YOUR INSTRUCTIONS:
What is the count of lines in the listing below that hold the string "matplotlib"? Reply with that number alone.

(Collected data)
'''
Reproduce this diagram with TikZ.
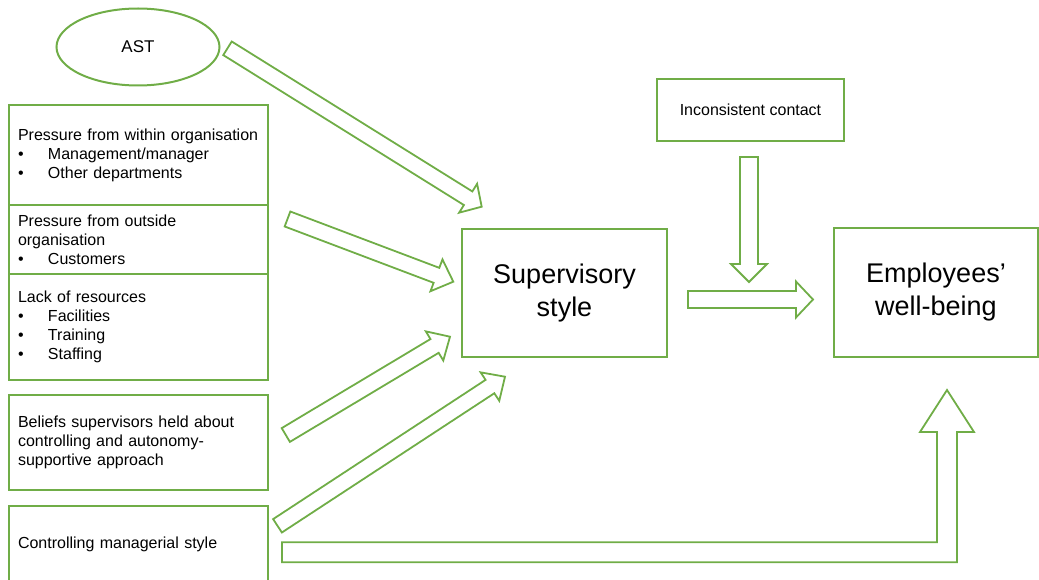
\documentclass[tikz,border=0pt]{standalone}
\usepackage{fontspec}
\setmainfont{Liberation Sans}
\usetikzlibrary{shapes.geometric,calc}
\definecolor{leaf}{RGB}{112,173,71}
\newcommand{\bul}{\makebox[30pt][l]{\textbullet}}
%白抜きの矢印 {尾}{先}{軸の半幅}{頭の半幅}{頭の長さ}
\newcommand{\fatarrow}[5]{%
  \coordinate(hb)at($(#2)!#5!(#1)$);
  \draw[flow]($(#1)!#3!-90:(#2)$)--($(hb)!#3!90:(#1)$)--($(hb)!#4!90:(#1)$)--(#2)
    --($(hb)!#4!-90:(#1)$)--($(hb)!#3!-90:(#1)$)--($(#1)!#3!90:(#2)$)--cycle;}
\begin{document}
\begin{tikzpicture}[x=1pt,y=-1pt,
    box/.style={draw=leaf,line width=2pt,inner sep=0pt,font=\fontsize{16}{19}\selectfont},
    lbox/.style={box,minimum width=259pt,text width=241pt,inner xsep=9pt,align=left},
    bigbox/.style={box,align=center,font=\fontsize{27}{33}\selectfont},
    flow/.style={draw=leaf,line width=1.8pt}]
  \useasboundingbox(0,0)rectangle(1039,580);
  \node[box,ellipse,minimum width=163pt,minimum height=77pt,font=\fontsize{17}{20}\selectfont](ast)at(138,47){AST};
  \node[lbox,minimum height=100pt](within)at(138.5,155){Pressure from within organisation\\\bul Management/manager\\\bul Other departments};
  \node[lbox,minimum height=69pt](outside)at(138.5,239.5){Pressure from outside\\organisation\\\bul Customers};
  \node[lbox,minimum height=106pt](lack)at(138.5,327){Lack of resources\\\bul Facilities\\\bul Training\\\bul Staffing};
  \node[lbox,minimum height=95pt](beliefs)at(138.5,442.5){Beliefs supervisors held about\\controlling and autonomy-\\supportive approach};
  \node[lbox,minimum height=76pt](ctrl)at(138.5,544){Controlling managerial style};
  \node[bigbox,minimum width=205pt,minimum height=128pt](sup)at(564.5,293){Supervisory\\style};
  \node[bigbox,minimum width=204pt,minimum height=129pt](emp)at(936,292.5){Employees’\\well-being};
  \node[box,minimum width=187pt,minimum height=62pt](inc)at(750.5,110){Inconsistent contact};
  %矢印の端
  \coordinate(astT)at(227.5,48.3);\coordinate(astH)at(481.7,206.7);
  \coordinate(outT)at(287.5,219);\coordinate(outH)at(453.3,281.7);
  \coordinate(belT)at(285.8,435);\coordinate(belH)at(450,336.7);
  \coordinate(ctlT)at(277.5,525.8);\coordinate(ctlH)at(505,376.7);
  \coordinate(supT)at(688,299.5);\coordinate(supH)at(813,299.5);
  \coordinate(incT)at(749,157);\coordinate(incH)at(749,282);
  \fatarrow{astT}{astH}{8pt}{17pt}{16pt}
  \fatarrow{outT}{outH}{8pt}{17pt}{18pt}
  \fatarrow{belT}{belH}{8pt}{17pt}{18pt}
  \fatarrow{ctlT}{ctlH}{8pt}{17pt}{18pt}
  \fatarrow{supT}{supH}{8.5pt}{18pt}{17pt}
  \fatarrow{incT}{incH}{9pt}{18pt}{18pt}
  %折れ曲がった矢印
  \coordinate(bendT)at(282,552.3);\coordinate(bendC)at(947,552.3);\coordinate(bendH)at(947,390);
  \draw[flow]($(bendT)+(0,-10)$)--($(bendC)+(-10,-10)$)--($(bendH)+(-10,42)$)--($(bendH)+(-27,42)$)--(bendH)
    --($(bendH)+(27,42)$)--($(bendH)+(10,42)$)--($(bendC)+(10,10)$)--($(bendT)+(0,10)$)--cycle;
\end{tikzpicture}
\end{document}
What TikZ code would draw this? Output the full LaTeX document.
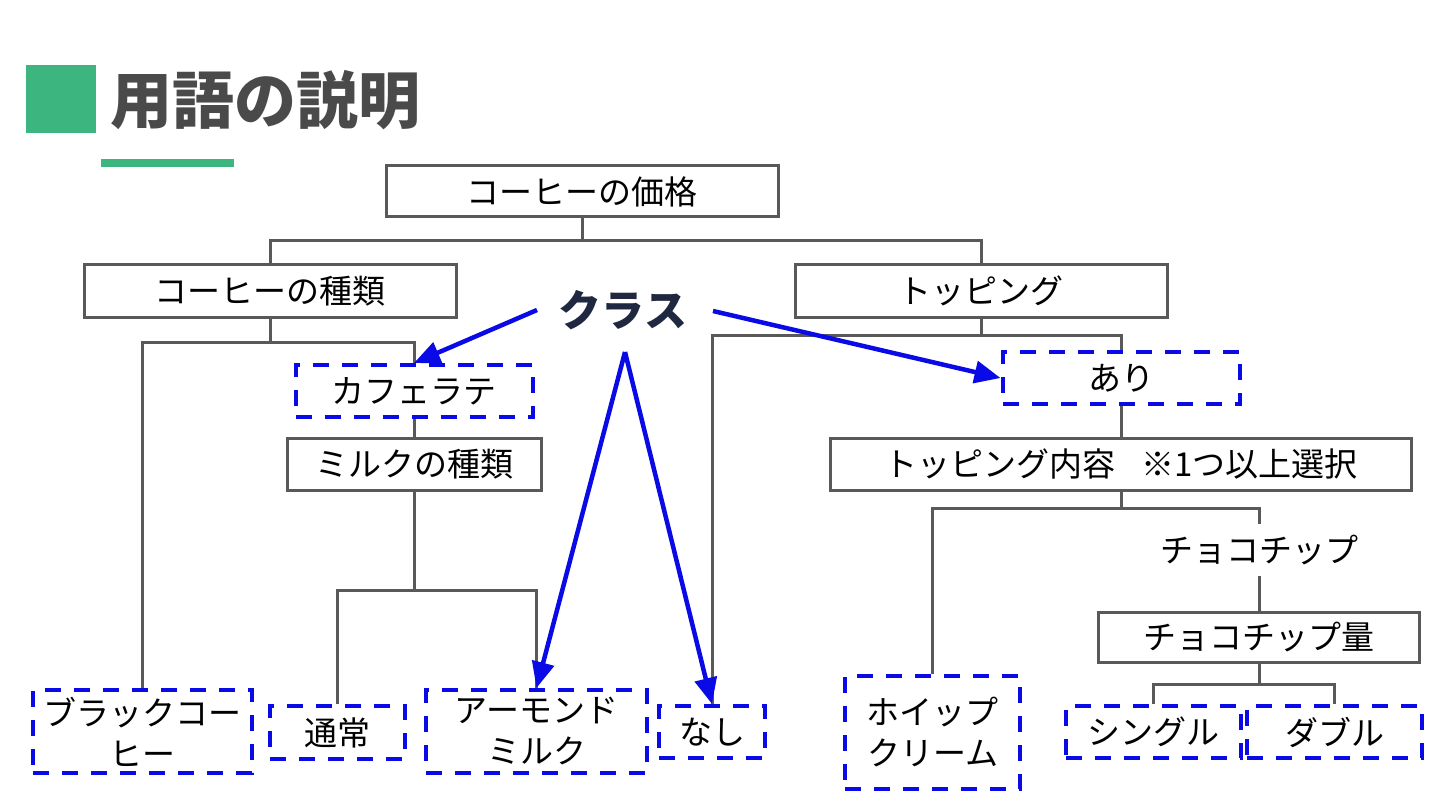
\documentclass[tikz,border=0pt]{standalone}
\usepackage{fontspec}
\newfontfamily\cjk{Noto Sans CJK JP}
\usetikzlibrary{arrows.meta}
\definecolor{ttlgreen}{HTML}{3DB57E}
\definecolor{ttlgray}{HTML}{4A4A4A}
\definecolor{boxgray}{HTML}{595959}
\definecolor{dashblue}{HTML}{0A0AE6}
\definecolor{navy}{HTML}{1F2840}
\tikzset{
  solidbox/.style={draw=boxgray, line width=3pt, fill=white, inner sep=0pt, align=center, font=\cjk\fontsize{33}{41}\selectfont},
  dashbox/.style={draw=dashblue, line width=4pt, dash pattern=on 16pt off 13pt, fill=white, inner sep=0pt, align=center, font=\cjk\fontsize{33}{41}\selectfont},
  plain/.style={inner sep=0pt, align=center, font=\cjk\fontsize{33}{41}\selectfont},
  conn/.style={draw=boxgray, line width=3pt},
  bluearrow/.style={draw=dashblue, line width=4.5pt, -{Triangle[length=26pt,width=22pt]}}
}
\begin{document}
\begin{tikzpicture}[x=1pt,y=-1pt]
\useasboundingbox[fill=white] (0,0) rectangle (1440,810);
% title
\fill[ttlgreen] (26,65) rectangle (96,133);
\node[anchor=west, text=ttlgray, inner sep=0pt, font=\cjk\bfseries\fontsize{62}{72}\selectfont] (title) at (110,100) {用語の説明};
\fill[ttlgreen] (101,159) rectangle (234,167);

\coordinate (j1) at (582,241);
\coordinate (j2) at (270,342);
\coordinate (j3) at (414,590);
\coordinate (j4) at (981,335);
\coordinate (j5) at (1121,508);
\coordinate (j6) at (1259,684);

% nodes
\node[solidbox, minimum width=392pt, minimum height=51pt] (price) at (582,191.5) {コーヒーの価格};
\node[solidbox, minimum width=372pt, minimum height=52pt] (kind) at (270,291) {コーヒーの種類};
\node[solidbox, minimum width=372pt, minimum height=52pt] (top) at (981,291) {トッピング};
\node[dashbox, minimum width=237pt, minimum height=52pt] (latte) at (414,391) {カフェラテ};
\node[solidbox, minimum width=254pt, minimum height=52pt] (milk) at (414,464) {ミルクの種類};
\node[dashbox, minimum width=237pt, minimum height=52pt] (ari) at (1121,378) {あり};
\node[solidbox, minimum width=581pt, minimum height=52pt] (cont) at (1121,464) {トッピング内容\hspace{0.8em}※1つ以上選択};
\node[plain, minimum width=180pt, minimum height=52pt] (choco) at (1259,550) {チョコチップ};
\node[solidbox, minimum width=321pt, minimum height=50pt] (amount) at (1259,637) {チョコチップ量};
\node[dashbox, minimum width=175pt, minimum height=113pt] (whip) at (932.5,732.5) {ホイップ\\クリーム};
\node[dashbox, minimum width=175pt, minimum height=52pt] (single) at (1153.5,732) {シングル};
\node[dashbox, minimum width=175pt, minimum height=52pt] (double) at (1334.5,732) {ダブル};
\node[dashbox, minimum width=219pt, minimum height=83pt] (black) at (142.5,731.5) {ブラックコー\\ヒー};
\node[dashbox, minimum width=135pt, minimum height=53pt] (normal) at (337.5,732.5) {通常};
\node[dashbox, minimum width=221pt, minimum height=83pt] (almond) at (536.5,731.5) {アーモンド\\ミルク};
\node[dashbox, minimum width=106pt, minimum height=52pt] (nashi) at (712,732) {なし};

\node[text=navy, inner sep=0pt, font=\cjk\bfseries\fontsize{43}{50}\selectfont] (cls) at (623,310) {クラス};

% tree connectors
\draw[conn] (price.south) -- (j1);
\draw[conn] (kind.north) |- (j1) -| (top.north);
\draw[conn] (kind.south) -- (j2);
\draw[conn] (black.north) |- (j2) -| (latte.north);
\draw[conn] (latte.south) -- (milk.north);
\draw[conn] (milk.south) -- (j3);
\draw[conn] (normal.north) |- (j3) -| (almond.north);
\draw[conn] (top.south) -- (j4);
\draw[conn] (nashi.north) |- (j4) -| (ari.north);
\draw[conn] (ari.south) -- (cont.north);
\draw[conn] (cont.south) -- (j5);
\draw[conn] (whip.north) |- (j5) -| (choco.north);
\draw[conn] (choco.south) -- (amount.north);
\draw[conn] (amount.south) -- (j6);
\draw[conn] (single.north) |- (j6) -| (double.north);

% blue arrows
\coordinate (a1) at (537,310);
\coordinate (a2) at (713,311);
\coordinate (a3) at (625,352);
\draw[bluearrow] (a1) -- (latte.north);
\draw[bluearrow] (a2) -- (ari.west);
\draw[bluearrow] (a3) -- (almond.north);
\draw[bluearrow] (a3) -- (nashi.north);
\end{tikzpicture}
\end{document}
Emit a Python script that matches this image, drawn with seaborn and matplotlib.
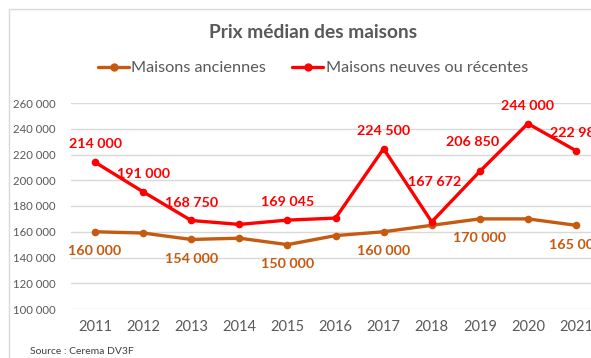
import matplotlib
matplotlib.use("Agg")
import matplotlib.pyplot as plt
from matplotlib.patches import Rectangle
import seaborn as sns
import pandas as pd

years = [2011, 2012, 2013, 2014, 2015, 2016, 2017, 2018, 2019, 2020, 2021]
anciennes = [160000, 159000, 154000, 155000, 150000, 157000, 160000, 165000, 170000, 170000, 165000]
neuves = [214000, 191000, 168750, 165700, 169045, 170600, 224500, 167672, 206850, 244000, 222980]
labels_anciennes = [2011, 2013, 2015, 2017, 2019, 2021]
labels_neuves = [2011, 2012, 2013, 2015, 2017, 2018, 2019, 2020, 2021]
serie_anciennes = "Maisons anciennes"
serie_neuves = "Maisons neuves ou récentes"
title = "Prix médian des maisons"
source = "Source : Cerema DV3F"
yticks = [100000, 120000, 140000, 160000, 180000, 200000, 220000, 240000, 260000]

ORANGE = "#C55A11"
RED = "#FF0000"
GRAY = "#595959"

sns.set_theme(style="white")
plt.rcParams["font.family"] = ["Lato", "DejaVu Sans"]

df = pd.DataFrame({
    "annee": years * 2,
    "prix": anciennes + neuves,
    "serie": [serie_anciennes] * len(years) + [serie_neuves] * len(years),
})

W, H = 591, 358
fig = plt.figure(figsize=(W / 100, H / 100), dpi=100)
fig.patch.set_facecolor("white")

# chart area frame
fig.patches.append(Rectangle((9 / W, -0.2), 1.2, 1 - 9 / H + 0.2, transform=fig.transFigure,
                             fill=False, edgecolor="#D9D9D9", linewidth=1.0))

ax = fig.add_axes([71 / W, 1 - 309 / H, 529 / W, 206 / H])
sns.lineplot(data=df, x="annee", y="prix", hue="serie", palette=[ORANGE, RED],
             marker="o", markersize=5.5, markeredgewidth=0, linewidth=2.4,
             ax=ax, legend=False, clip_on=False)

ax.set_xlim(2010.5, 2021.5)
ax.set_ylim(100000, 260000)
ax.set_yticks(yticks)
ax.set_yticklabels([f"{v:,}".replace(",", " ") for v in yticks])
ax.set_xticks(years)
ax.set_xticklabels([str(y) for y in years])
ax.tick_params(axis="y", labelsize=8.2, colors=GRAY, length=0, pad=11)
ax.tick_params(axis="x", labelsize=10.5, colors=GRAY, length=0, pad=8)
ax.set_xlabel("")
ax.set_ylabel("")
for s in ax.spines.values():
    s.set_visible(False)
ax.grid(axis="y", color="#D9D9D9", linewidth=1.0)
ax.set_axisbelow(True)

def fmt(v):
    return f"{v:,}".replace(",", " ")

# data labels: offsets in points, a few moved off the line
offsets_neuves = {2018: (2, 29), 2019: (-5, 21)}

for y, v in zip(years, anciennes):
    if y in labels_anciennes:
        ax.annotate(fmt(v), (y, v), xytext=(0, -14), textcoords="offset points",
                    ha="center", va="center", fontsize=10.3, fontweight="bold",
                    color=ORANGE, annotation_clip=False)
for y, v in zip(years, neuves):
    if y in labels_neuves:
        dx, dy = offsets_neuves.get(y, (0, 12.8))
        ax.annotate(fmt(v), (y, v), xytext=(dx, dy), textcoords="offset points",
                    ha="center", va="center", fontsize=10.3, fontweight="bold",
                    color=RED, annotation_clip=False)

fig.text(313 / W, 1 - 33 / H, title, ha="center", va="center",
         fontsize=13.8, fontweight="bold", color=GRAY)

handles = [plt.Line2D([], [], color=ORANGE, marker="o", markersize=5, linewidth=2.4),
           plt.Line2D([], [], color=RED, marker="o", markersize=5, linewidth=2.4)]
leg = fig.legend(handles, [serie_anciennes, serie_neuves], loc="center",
                 bbox_to_anchor=(313 / W, 1 - 68 / H), ncol=2, frameon=False,
                 fontsize=11.7, handlelength=1.9, handletextpad=0.15, columnspacing=1.6)
for t in leg.get_texts():
    t.set_color(GRAY)

fig.text(30 / W, 1 - 352 / H, source, ha="left", va="center", fontsize=7.5, color="#404040")

fig.savefig("out.png", dpi=100)
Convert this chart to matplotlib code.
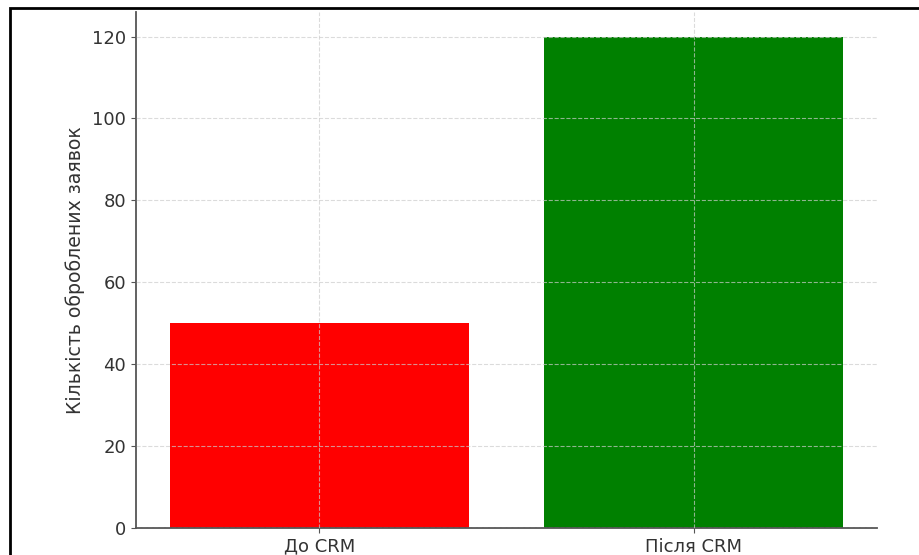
'''
EXPECTED ANSWER:
6